From the airport, we drove to the hotel where we took much needed showers before venturing outside to experience one of the world’s greatest cities. We were all amazed by the architecture, that is something unique and enchanting about Europe.  

Richard, our wonderful English tour manager took us on a walking tour where we saw many cafes, boulangeries, and patisseries and other more significant sites including Place de la Concord, the Champs Elysees, the Seine River and our first glimpses of the Eiffel Tower.

The Rver Seine

Later that night, we ventured down the road to a beautiful restaurant, dining on turine, fish and ice-cream.

Today, we left Paris and headed north, to the town of Peronne, learning along the way of the significant Australian involvement in the area. We then drove to Mont St Quentin, where we stopped by at the Australian 2nd Division Memorial and walked through a forested area, viewing the remnants of trenches. It was here that we attained a relative sense of the natural factors surrounding conflict in such areas; the ground was spongy and soft and as soon as it began to rain, mud appeared almost everywhere.
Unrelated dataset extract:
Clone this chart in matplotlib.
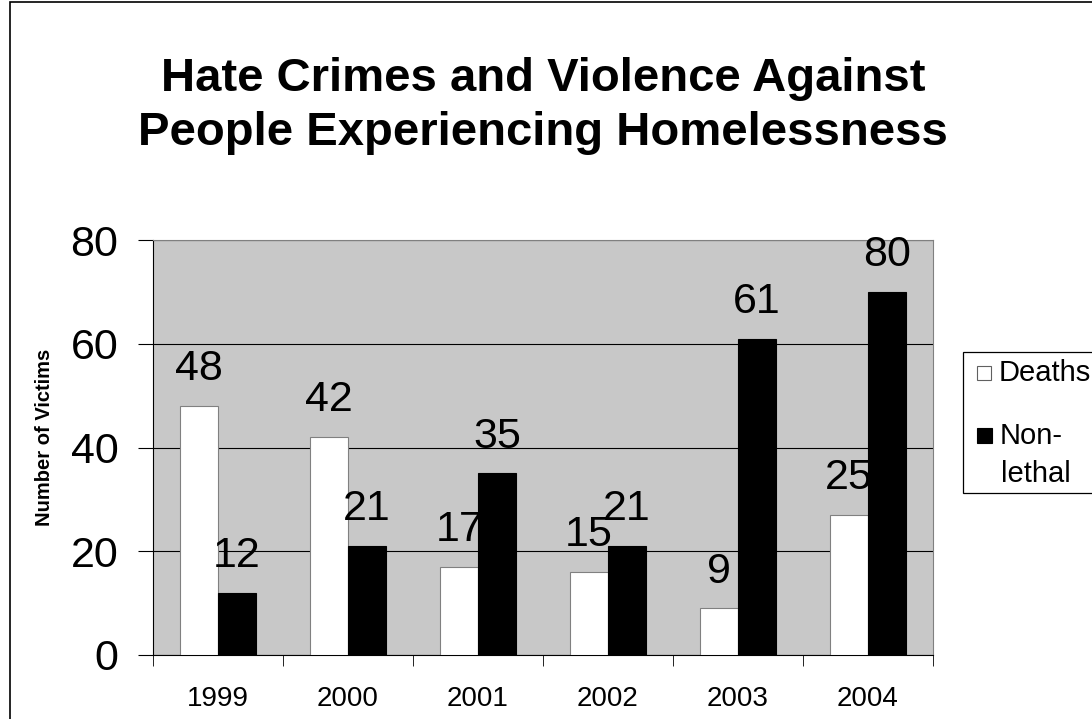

Laura and Cassie with a replica Victoria Cross in Peronne

From here we travelled to a site of particular significance for Josh. Several years ago, he began researching Reginald A. Hast and through much extensive research, gained a personal connection and was able share with us his background and wartime experiences.

Josh at the grave of Reginald Hast

We then arrived here in Ypres, walking past some beautiful chocolate shops (that I must visit later) and briefly visiting the Menin Gate. Dinner this evening was also rather fantastic; cheese salad followed by salmon and chocolate mousse for dessert.

the group in front of the Menin Gate

We were given an overview from Brad of the sites we will be visiting tomorrow, including a local school.

So far, this has been a truly astounding experience, we are all in love with the local cultures and general atmospheres of the places we have visited.